My breath rushes out over his lips. “Gabe, I—”
“I’ve already got our story figured out,” he interrupts, sitting up long enough to strip my pantyhose down my thighs and toss them to the floor before lying back down beside me. “We’ll tell people that you were given custody of your brothers after your parents passed away, and that you and I are married, and Emmie is our daughter.”
Tears spring to my eyes and my throat feels like it’s about to close up, but I don’t know if it’s from gratitude or fear. I reach for Gabe, wrapping my arms around his neck and drawing him closer.
“Are you sure you want this?” I ask as he presses kisses to my throat and my pulse speeds faster. “Your parents don’t want to ruin your life; they just want me to go away. Maybe, if I do, things can go back to the way they were. You can go back to school and have the life you wanted, and—”
“All I want is you.” He pulls back to look me in the eyes, an intensity in his gaze that steals the rest of my words away. “You are the only thing I want, the only thing that makes my life worth living. You are everything to me.”
I blink, sending tears streaming down my cheeks. “You, too. To me.”
Relief flickers in his eyes. “And that’s all we need.”
“But what about jobs?” I ask, still having a hard time wrapping my head around all this. “We’ll eventually need jobs, and I don’t even know what language they speak in Croatia.”
“Croatian,” he says, rubbing my tears into my skin with the pad of this thumb. “And I told you, I have enough money to hold us over for years. That’s more than enough
time to learn a new language.”
“But what about visas and friends for the kids and—”
“We’ll figure it all out,” he says, bringing a finger to my lips. “I don’t care what kind of work I do, or what language I speak. As long as we belong to each other, and I get to tell you I love you every day, I will be the happiest man in the world. You’re my home, Caitlin, and I—”
I silence him with a kiss, too overcome to tell him how much everything he’s said means to me. I have to show him. I have to show him with my body and soul that he is my home, too. He is my friend, my lover, and my saving grace. He is my partner, my other half, and one of the few people in the world I would fight to the death to protect.
He is the dream I didn’t know I was wishing for until it came true, and one lifetime will never be enough to show him how lucky I feel to have been entrusted with his heart.
“I love you so much,” I say between kisses, breath coming faster.
“Nothing can scare me, except thinking of another day without you in it.”
I sigh into him and he inhales, breathing my breath. “You’re pretty romantic, you know that?”
“I’ll show you romantic.” He kisses me hard enough to make my lips feel bruised, before he whispers, “Roll over onto your belly.

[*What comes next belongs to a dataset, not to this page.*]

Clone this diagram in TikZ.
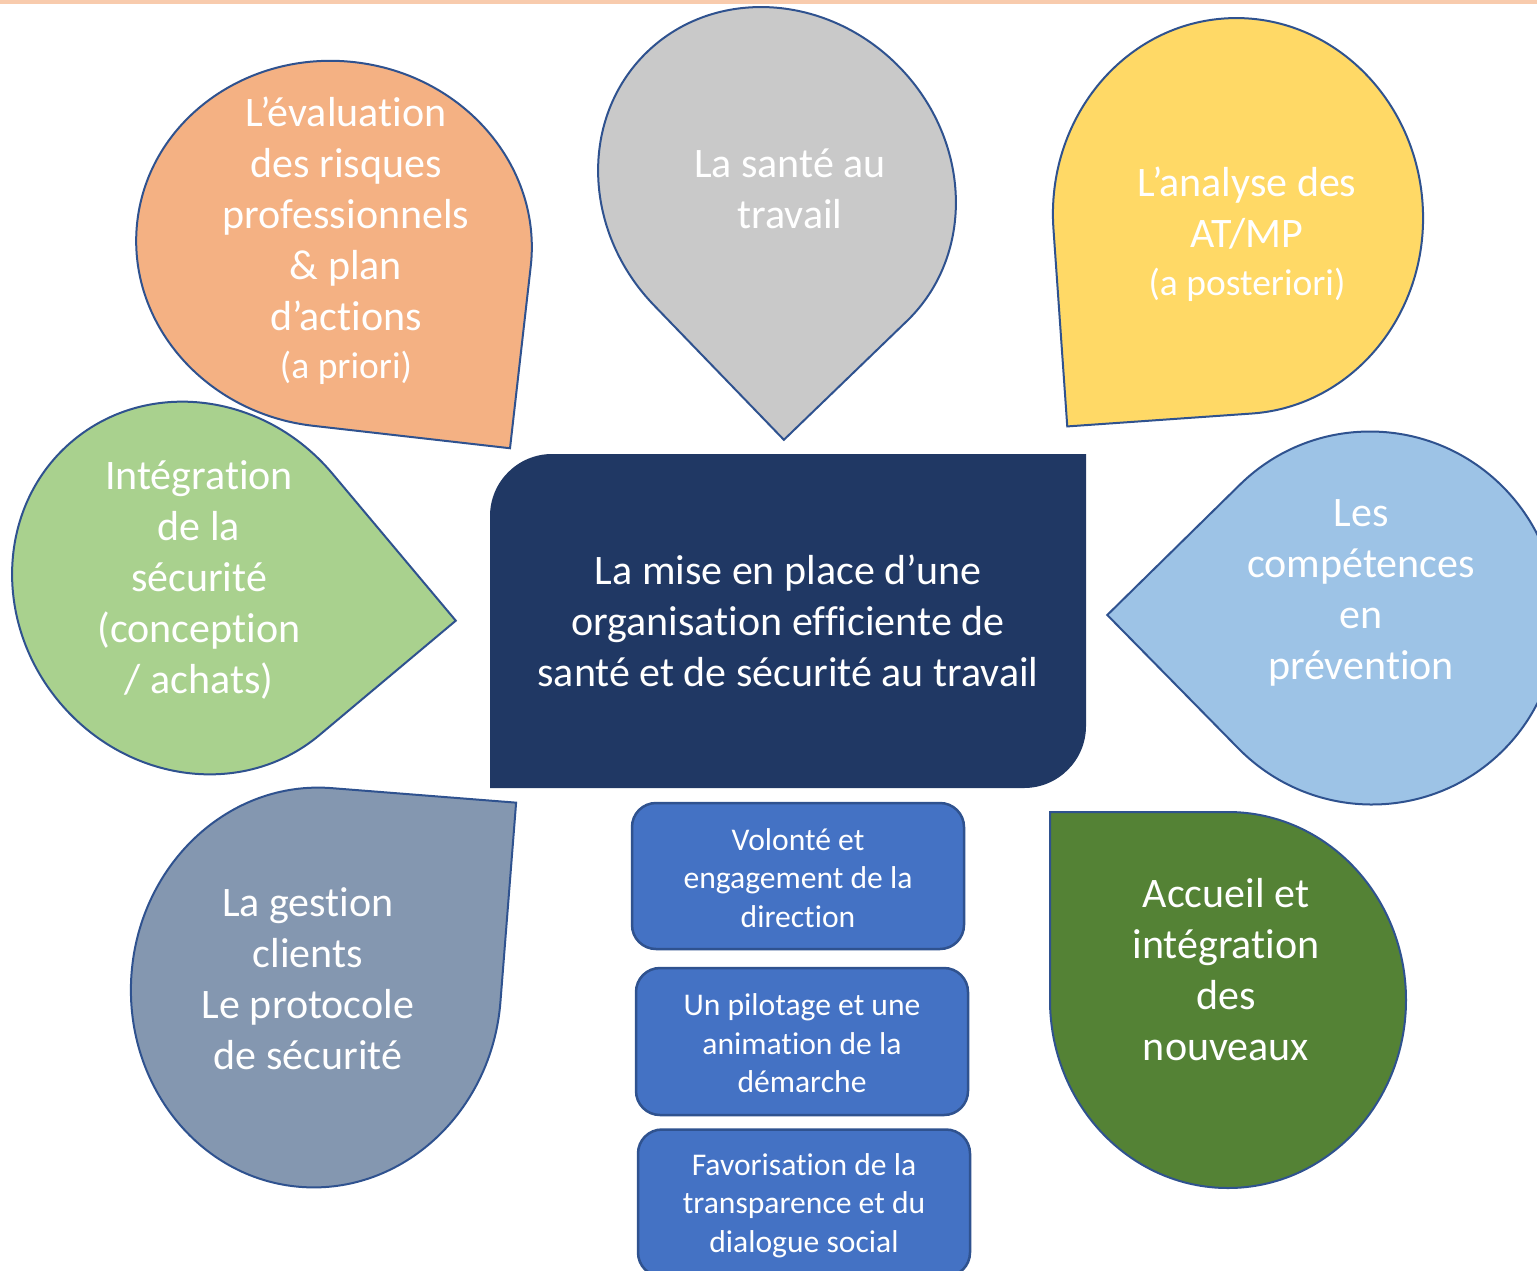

I want to fuck you from behind.”
I obey without a second of hesitation, rolling over and sweeping my hair to one side, shivering as Gabe draws my zipper down, curls his fingers into the front of my collar, and strips my dress from my body with one smooth movement, leaving me in nothing but my bra and panties. I reach back, intending to unhook my bra, needing to eliminate the barriers to being naked with the man I love, but Gabe brushes my hands away.
“No. This is my job,” he says, kissing his way down my neck as he makes quick work of my bra and underwear.
A moment later he is on top of me, blanketing me with his body, surrounding me so completely there is nothing but him—his smell, his taste, the feel of his strong arms sliding beneath me to cup my breasts, his erection nestled between the cheeks of my ass. I moan, arching back into the burning length of him, amazed that he can feel so hard and so soft at the same time. His need is rock solid as it presses against my tailbone, but his skin is petal soft, fever hot. The feel of that pulsing flesh so close to where I ache for him is enough to send a rush of liquid heat from my body.